Why is independent verification so paramount? Without it, an agent tasked with an unverifiable action, much like a human developer, is left to guess. The speed at which agents operate means that an initial guess rapidly leads to a cascade of increasingly speculative assumptions. Often, when reviewing an agent's work after a short period, a perceived "mess" isn't due to the AI becoming unintelligent; rather, it's frequently the result of an environmental failure—like an application server crash or an unresponsive web browser—forcing the agent into speculative and defensive coding.
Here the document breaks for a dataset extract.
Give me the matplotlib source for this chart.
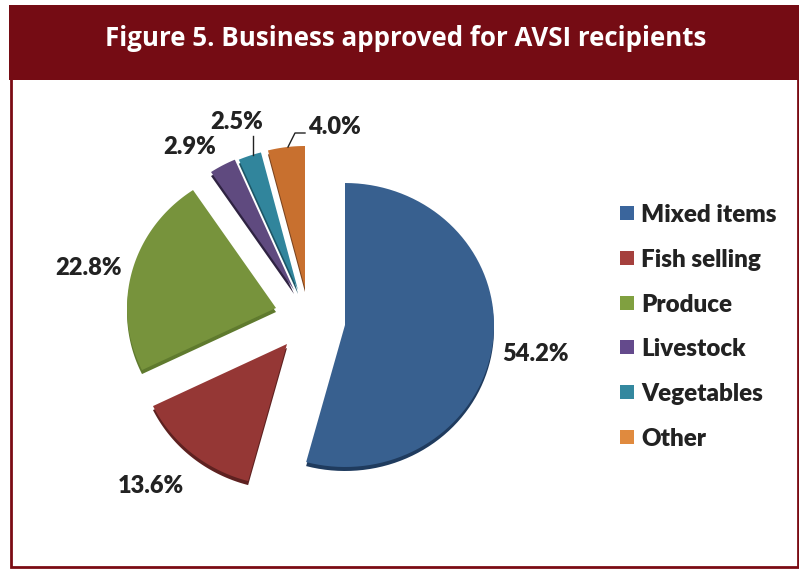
import matplotlib.pyplot as plt
from matplotlib.patches import Rectangle
import numpy as np

categories = ['Mixed items', 'Fish selling', 'Produce', 'Livestock', 'Vegetables', 'Other']
values = [54.2, 13.6, 22.8, 2.9, 2.5, 4.0]
value_labels = ['54.2%', '13.6%', '22.8%', '2.9%', '2.5%', '4.0%']
colors = ['#38608f', '#953735', '#77933c', '#5f4a7f', '#31859c', '#c8702f']
dark_colors = ['#1f3b5e', '#5e2120', '#5f7a2e', '#2f2342', '#1d5666', '#7a4420']
legend_colors = ['#3a659c', '#a5403d', '#80a040', '#644a8c', '#34889f', '#e08a3e']
title = 'Figure 5. Business approved for AVSI recipients'

W, H = 799, 569
plt.rcParams['font.family'] = ['Lato', 'DejaVu Sans']

fig = plt.figure(figsize=(W / 100, H / 100), dpi=100)
ax = fig.add_axes([0, 0, 1, 1])
ax.set_xlim(0, W)
ax.set_ylim(H, 0)
ax.axis('off')

# frame and header band
ax.add_patch(Rectangle((11, 30), 787, 537, fc='white', ec='#7b0c14', lw=2))
ax.add_patch(Rectangle((9, 5), 790, 75, fc='#750c14', ec='none'))
ax.text(406, 38, title, color='white', fontsize=18.6, fontweight='bold', ha='center', va='center',
        family=['Open Sans', 'DejaVu Sans'])

# pie is flattened a bit, so wedges are drawn in a unit circle then scaled
cx, cy = 310, 322
rx, ry = 149, 142
# where each slice's apex sits relative to the centre, pixels
offsets = [(35, 3), (-23, 22), (-34, -14), (-16, -32), (-12, -32), (-5, -34)]
depth = 4

def wedge_verts(start, end, ox, oy):
    t = np.radians(np.linspace(start, end, 80))
    xs = cx + ox + rx * np.cos(t)
    ys = cy + oy - ry * np.sin(t)
    return np.r_[cx + ox, xs, cx + ox], np.r_[cy + oy, ys, cy + oy]

# clockwise from the top
angle = 90
for i in range(len(values)):
    sweep = values[i] / sum(values) * 360
    start, end = angle - sweep, angle
    xs, ys = wedge_verts(start, end, *offsets[i])
    ax.fill(xs, ys + depth, color=dark_colors[i], lw=0)
    ax.fill(xs, ys, color=colors[i], lw=0)
    angle = start

# data labels
label_pos = [(535, 354), (151, 486), (89, 268), (190, 147), (237, 122), (334, 127)]
for txt, (x, y) in zip(value_labels, label_pos):
    ax.text(x, y, txt, fontsize=17, fontweight='heavy', color='#222222', ha='center', va='center')

# leader lines
ax.plot([253, 253], [136, 155], color='#222222', lw=1)
ax.plot([305, 295, 288], [133, 133, 147], color='#222222', lw=1)

# legend
for i, name in enumerate(categories):
    y = 213 + i * 44.8
    ax.add_patch(Rectangle((620, y - 7), 14, 14, fc=legend_colors[i], ec='none'))
    ax.text(641, y + 2, name, fontsize=17.4, fontweight='heavy', color='#222222', ha='left', va='center')

fig.savefig('out.png', dpi=100)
Many essential tools for agents require access to resources humans often take for granted: a sandboxed computing environment free of arbitrary restrictions, an MCP server for iOS Simulator interaction, or a built-in browser providing real-time visual feedback. Fortunately, for seasoned TDD practitioners ("graybeards"), the ability to discern a lack of sufficient verification is a deeply ingrained instinct. Furthermore, we possess the expertise to know when to apply techniques like image regression testing, mutation testing, or characterization testing, and the skill to configure suitable test harnesses for each. Out-of-the-box, most coding agents—similar to many human developers—lack fundamental understanding of these advanced testing methodologies, let alone how to implement them effectively.

It was therefore gratifying to see Simon Willison emphasize verifiability, signaling a potential readiness within the industry to address this long-standing fundamental. Achieving true "super-intelligence" in coding necessitates genuine reinforcement learning, which in turn depends on our collective ability to significantly improve how we integrate verifiability into our software development workflows.

Therefore, if you are a veteran of the agile era, the craftsmanship movement, or simply passionate about producing high-quality code, and are concerned about AI's impact on software quality, you hold more influence than you might realize. The principles you value are now more critical than ever. Moreover, developers who previously overlooked these practices for years now face an urgent imperative to engage with the very topics you champion. Take heart.